Recorded information start
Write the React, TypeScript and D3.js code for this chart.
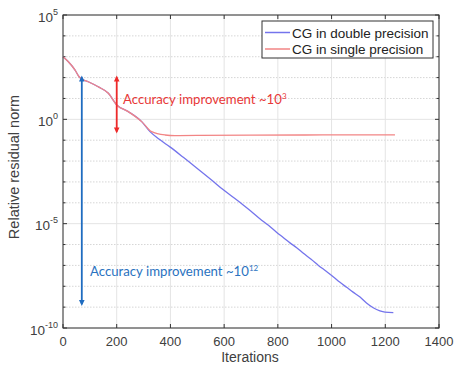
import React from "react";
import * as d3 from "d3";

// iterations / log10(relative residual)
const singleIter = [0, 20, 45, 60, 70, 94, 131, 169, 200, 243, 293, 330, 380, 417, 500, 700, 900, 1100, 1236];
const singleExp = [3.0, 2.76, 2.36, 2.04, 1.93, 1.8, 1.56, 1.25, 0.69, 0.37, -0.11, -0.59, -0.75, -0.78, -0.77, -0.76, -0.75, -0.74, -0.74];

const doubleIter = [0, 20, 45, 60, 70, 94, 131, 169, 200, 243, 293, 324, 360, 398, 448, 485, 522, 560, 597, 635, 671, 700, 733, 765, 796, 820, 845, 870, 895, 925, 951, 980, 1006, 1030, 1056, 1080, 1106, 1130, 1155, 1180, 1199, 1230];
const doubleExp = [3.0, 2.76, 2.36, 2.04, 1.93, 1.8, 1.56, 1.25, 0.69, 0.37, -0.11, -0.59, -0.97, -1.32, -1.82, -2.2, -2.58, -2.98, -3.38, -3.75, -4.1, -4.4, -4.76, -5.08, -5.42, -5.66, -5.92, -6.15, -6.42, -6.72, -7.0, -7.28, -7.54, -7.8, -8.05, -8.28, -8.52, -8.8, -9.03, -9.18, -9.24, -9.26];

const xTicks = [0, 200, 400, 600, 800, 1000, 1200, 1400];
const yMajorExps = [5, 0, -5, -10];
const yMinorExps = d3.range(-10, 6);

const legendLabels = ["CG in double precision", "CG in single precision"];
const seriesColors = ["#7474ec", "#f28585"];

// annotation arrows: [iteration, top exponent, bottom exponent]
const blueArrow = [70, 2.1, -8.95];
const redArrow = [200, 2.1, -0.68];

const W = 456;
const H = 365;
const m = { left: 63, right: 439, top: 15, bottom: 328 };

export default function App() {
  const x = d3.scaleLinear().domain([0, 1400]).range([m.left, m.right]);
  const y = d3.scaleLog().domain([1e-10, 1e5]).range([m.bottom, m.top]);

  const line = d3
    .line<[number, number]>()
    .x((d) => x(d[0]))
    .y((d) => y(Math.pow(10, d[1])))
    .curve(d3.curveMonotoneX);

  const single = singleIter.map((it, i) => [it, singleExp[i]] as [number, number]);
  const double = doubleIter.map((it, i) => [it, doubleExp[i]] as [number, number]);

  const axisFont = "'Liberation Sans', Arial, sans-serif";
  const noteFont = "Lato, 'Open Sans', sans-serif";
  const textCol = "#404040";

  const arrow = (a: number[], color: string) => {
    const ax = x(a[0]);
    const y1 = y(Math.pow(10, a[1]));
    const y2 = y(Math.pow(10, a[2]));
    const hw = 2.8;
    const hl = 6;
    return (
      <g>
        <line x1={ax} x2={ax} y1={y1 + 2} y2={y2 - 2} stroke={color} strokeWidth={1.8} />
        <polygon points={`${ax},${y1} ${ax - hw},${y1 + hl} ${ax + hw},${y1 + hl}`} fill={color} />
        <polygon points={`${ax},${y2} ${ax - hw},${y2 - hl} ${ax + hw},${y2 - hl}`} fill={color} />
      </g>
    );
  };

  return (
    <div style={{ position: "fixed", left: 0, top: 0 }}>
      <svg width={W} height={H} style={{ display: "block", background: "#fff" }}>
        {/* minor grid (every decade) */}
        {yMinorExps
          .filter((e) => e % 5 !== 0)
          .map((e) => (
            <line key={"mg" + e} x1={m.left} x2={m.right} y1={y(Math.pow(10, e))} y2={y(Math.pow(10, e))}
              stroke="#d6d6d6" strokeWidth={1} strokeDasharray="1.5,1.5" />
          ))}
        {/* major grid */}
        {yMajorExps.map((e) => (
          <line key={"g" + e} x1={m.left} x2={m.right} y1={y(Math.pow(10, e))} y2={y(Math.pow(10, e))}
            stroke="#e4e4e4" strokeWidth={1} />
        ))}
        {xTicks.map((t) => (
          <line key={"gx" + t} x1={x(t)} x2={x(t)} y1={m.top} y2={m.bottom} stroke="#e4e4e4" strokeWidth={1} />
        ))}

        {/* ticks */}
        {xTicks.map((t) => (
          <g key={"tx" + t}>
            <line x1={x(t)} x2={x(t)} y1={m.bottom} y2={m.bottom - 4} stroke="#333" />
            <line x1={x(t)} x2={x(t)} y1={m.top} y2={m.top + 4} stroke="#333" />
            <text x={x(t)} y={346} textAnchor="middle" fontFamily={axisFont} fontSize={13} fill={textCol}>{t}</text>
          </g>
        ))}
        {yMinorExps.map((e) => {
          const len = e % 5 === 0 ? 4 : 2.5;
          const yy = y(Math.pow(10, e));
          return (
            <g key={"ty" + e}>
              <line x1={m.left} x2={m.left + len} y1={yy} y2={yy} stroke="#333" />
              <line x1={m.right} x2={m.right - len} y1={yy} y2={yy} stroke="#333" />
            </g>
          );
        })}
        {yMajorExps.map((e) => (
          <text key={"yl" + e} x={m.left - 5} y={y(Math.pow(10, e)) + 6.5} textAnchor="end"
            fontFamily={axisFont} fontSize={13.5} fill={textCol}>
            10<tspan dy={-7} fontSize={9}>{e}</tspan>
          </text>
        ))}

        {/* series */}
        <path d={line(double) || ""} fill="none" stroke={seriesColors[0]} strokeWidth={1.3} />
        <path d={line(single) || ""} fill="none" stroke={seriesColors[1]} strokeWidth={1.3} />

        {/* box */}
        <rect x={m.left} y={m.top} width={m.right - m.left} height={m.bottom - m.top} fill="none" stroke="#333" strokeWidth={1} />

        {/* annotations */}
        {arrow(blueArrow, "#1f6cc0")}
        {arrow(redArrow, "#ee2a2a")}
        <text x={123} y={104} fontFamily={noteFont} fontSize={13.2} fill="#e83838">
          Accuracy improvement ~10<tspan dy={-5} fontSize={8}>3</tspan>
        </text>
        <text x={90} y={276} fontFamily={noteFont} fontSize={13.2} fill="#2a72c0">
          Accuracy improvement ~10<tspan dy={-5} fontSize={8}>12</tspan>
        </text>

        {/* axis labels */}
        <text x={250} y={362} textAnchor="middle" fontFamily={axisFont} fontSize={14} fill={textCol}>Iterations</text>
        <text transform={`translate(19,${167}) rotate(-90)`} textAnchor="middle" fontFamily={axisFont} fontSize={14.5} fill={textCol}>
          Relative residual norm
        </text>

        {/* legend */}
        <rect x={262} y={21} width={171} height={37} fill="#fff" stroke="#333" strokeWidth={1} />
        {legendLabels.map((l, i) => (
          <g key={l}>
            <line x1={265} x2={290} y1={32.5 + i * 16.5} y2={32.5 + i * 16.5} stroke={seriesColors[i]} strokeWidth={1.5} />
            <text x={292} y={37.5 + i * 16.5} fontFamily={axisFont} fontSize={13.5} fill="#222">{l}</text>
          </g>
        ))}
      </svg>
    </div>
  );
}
Recorded information end
**Exercise goal**
Repeat the data exactly in full, omitting its pictures.

**Reply to the task**
Write the React, TypeScript and D3.js code for this chart.
import React from "react";
import * as d3 from "d3";

// iterations / log10(relative residual)
const singleIter = [0, 20, 45, 60, 70, 94, 131, 169, 200, 243, 293, 330, 380, 417, 500, 700, 900, 1100, 1236];
const singleExp = [3.0, 2.76, 2.36, 2.04, 1.93, 1.8, 1.56, 1.25, 0.69, 0.37, -0.11, -0.59, -0.75, -0.78, -0.77, -0.76, -0.75, -0.74, -0.74];

const doubleIter = [0, 20, 45, 60, 70, 94, 131, 169, 200, 243, 293, 324, 360, 398, 448, 485, 522, 560, 597, 635, 671, 700, 733, 765, 796, 820, 845, 870, 895, 925, 951, 980, 1006, 1030, 1056, 1080, 1106, 1130, 1155, 1180, 1199, 1230];
const doubleExp = [3.0, 2.76, 2.36, 2.04, 1.93, 1.8, 1.56, 1.25, 0.69, 0.37, -0.11, -0.59, -0.97, -1.32, -1.82, -2.2, -2.58, -2.98, -3.38, -3.75, -4.1, -4.4, -4.76, -5.08, -5.42, -5.66, -5.92, -6.15, -6.42, -6.72, -7.0, -7.28, -7.54, -7.8, -8.05, -8.28, -8.52, -8.8, -9.03, -9.18, -9.24, -9.26];

const xTicks = [0, 200, 400, 600, 800, 1000, 1200, 1400];
const yMajorExps = [5, 0, -5, -10];
const yMinorExps = d3.range(-10, 6);

const legendLabels = ["CG in double precision", "CG in single precision"];
const seriesColors = ["#7474ec", "#f28585"];

// annotation arrows: [iteration, top exponent, bottom exponent]
const blueArrow = [70, 2.1, -8.95];
const redArrow = [200, 2.1, -0.68];

const W = 456;
const H = 365;
const m = { left: 63, right: 439, top: 15, bottom: 328 };

export default function App() {
  const x = d3.scaleLinear().domain([0, 1400]).range([m.left, m.right]);
  const y = d3.scaleLog().domain([1e-10, 1e5]).range([m.bottom, m.top]);

  const line = d3
    .line<[number, number]>()
    .x((d) => x(d[0]))
    .y((d) => y(Math.pow(10, d[1])))
    .curve(d3.curveMonotoneX);

  const single = singleIter.map((it, i) => [it, singleExp[i]] as [number, number]);
  const double = doubleIter.map((it, i) => [it, doubleExp[i]] as [number, number]);

  const axisFont = "'Liberation Sans', Arial, sans-serif";
  const noteFont = "Lato, 'Open Sans', sans-serif";
  const textCol = "#404040";

  const arrow = (a: number[], color: string) => {
    const ax = x(a[0]);
    const y1 = y(Math.pow(10, a[1]));
    const y2 = y(Math.pow(10, a[2]));
    const hw = 2.8;
    const hl = 6;
    return (
      <g>
        <line x1={ax} x2={ax} y1={y1 + 2} y2={y2 - 2} stroke={color} strokeWidth={1.8} />
        <polygon points={`${ax},${y1} ${ax - hw},${y1 + hl} ${ax + hw},${y1 + hl}`} fill={color} />
        <polygon points={`${ax},${y2} ${ax - hw},${y2 - hl} ${ax + hw},${y2 - hl}`} fill={color} />
      </g>
    );
  };

  return (
    <div style={{ position: "fixed", left: 0, top: 0 }}>
      <svg width={W} height={H} style={{ display: "block", background: "#fff" }}>
        {/* minor grid (every decade) */}
        {yMinorExps
          .filter((e) => e % 5 !== 0)
          .map((e) => (
            <line key={"mg" + e} x1={m.left} x2={m.right} y1={y(Math.pow(10, e))} y2={y(Math.pow(10, e))}
              stroke="#d6d6d6" strokeWidth={1} strokeDasharray="1.5,1.5" />
          ))}
        {/* major grid */}
        {yMajorExps.map((e) => (
          <line key={"g" + e} x1={m.left} x2={m.right} y1={y(Math.pow(10, e))} y2={y(Math.pow(10, e))}
            stroke="#e4e4e4" strokeWidth={1} />
        ))}
        {xTicks.map((t) => (
          <line key={"gx" + t} x1={x(t)} x2={x(t)} y1={m.top} y2={m.bottom} stroke="#e4e4e4" strokeWidth={1} />
        ))}

        {/* ticks */}
        {xTicks.map((t) => (
          <g key={"tx" + t}>
            <line x1={x(t)} x2={x(t)} y1={m.bottom} y2={m.bottom - 4} stroke="#333" />
            <line x1={x(t)} x2={x(t)} y1={m.top} y2={m.top + 4} stroke="#333" />
            <text x={x(t)} y={346} textAnchor="middle" fontFamily={axisFont} fontSize={13} fill={textCol}>{t}</text>
          </g>
        ))}
        {yMinorExps.map((e) => {
          const len = e % 5 === 0 ? 4 : 2.5;
          const yy = y(Math.pow(10, e));
          return (
            <g key={"ty" + e}>
              <line x1={m.left} x2={m.left + len} y1={yy} y2={yy} stroke="#333" />
              <line x1={m.right} x2={m.right - len} y1={yy} y2={yy} stroke="#333" />
            </g>
          );
        })}
        {yMajorExps.map((e) => (
          <text key={"yl" + e} x={m.left - 5} y={y(Math.pow(10, e)) + 6.5} textAnchor="end"
            fontFamily={axisFont} fontSize={13.5} fill={textCol}>
            10<tspan dy={-7} fontSize={9}>{e}</tspan>
          </text>
        ))}

        {/* series */}
        <path d={line(double) || ""} fill="none" stroke={seriesColors[0]} strokeWidth={1.3} />
        <path d={line(single) || ""} fill="none" stroke={seriesColors[1]} strokeWidth={1.3} />

        {/* box */}
        <rect x={m.left} y={m.top} width={m.right - m.left} height={m.bottom - m.top} fill="none" stroke="#333" strokeWidth={1} />

        {/* annotations */}
        {arrow(blueArrow, "#1f6cc0")}
        {arrow(redArrow, "#ee2a2a")}
        <text x={123} y={104} fontFamily={noteFont} fontSize={13.2} fill="#e83838">
          Accuracy improvement ~10<tspan dy={-5} fontSize={8}>3</tspan>
        </text>
        <text x={90} y={276} fontFamily={noteFont} fontSize={13.2} fill="#2a72c0">
          Accuracy improvement ~10<tspan dy={-5} fontSize={8}>12</tspan>
        </text>

        {/* axis labels */}
        <text x={250} y={362} textAnchor="middle" fontFamily={axisFont} fontSize={14} fill={textCol}>Iterations</text>
        <text transform={`translate(19,${167}) rotate(-90)`} textAnchor="middle" fontFamily={axisFont} fontSize={14.5} fill={textCol}>
          Relative residual norm
        </text>

        {/* legend */}
        <rect x={262} y={21} width={171} height={37} fill="#fff" stroke="#333" strokeWidth={1} />
        {legendLabels.map((l, i) => (
          <g key={l}>
            <line x1={265} x2={290} y1={32.5 + i * 16.5} y2={32.5 + i * 16.5} stroke={seriesColors[i]} strokeWidth={1.5} />
            <text x={292} y={37.5 + i * 16.5} fontFamily={axisFont} fontSize={13.5} fill="#222">{l}</text>
          </g>
        ))}
      </svg>
    </div>
  );
}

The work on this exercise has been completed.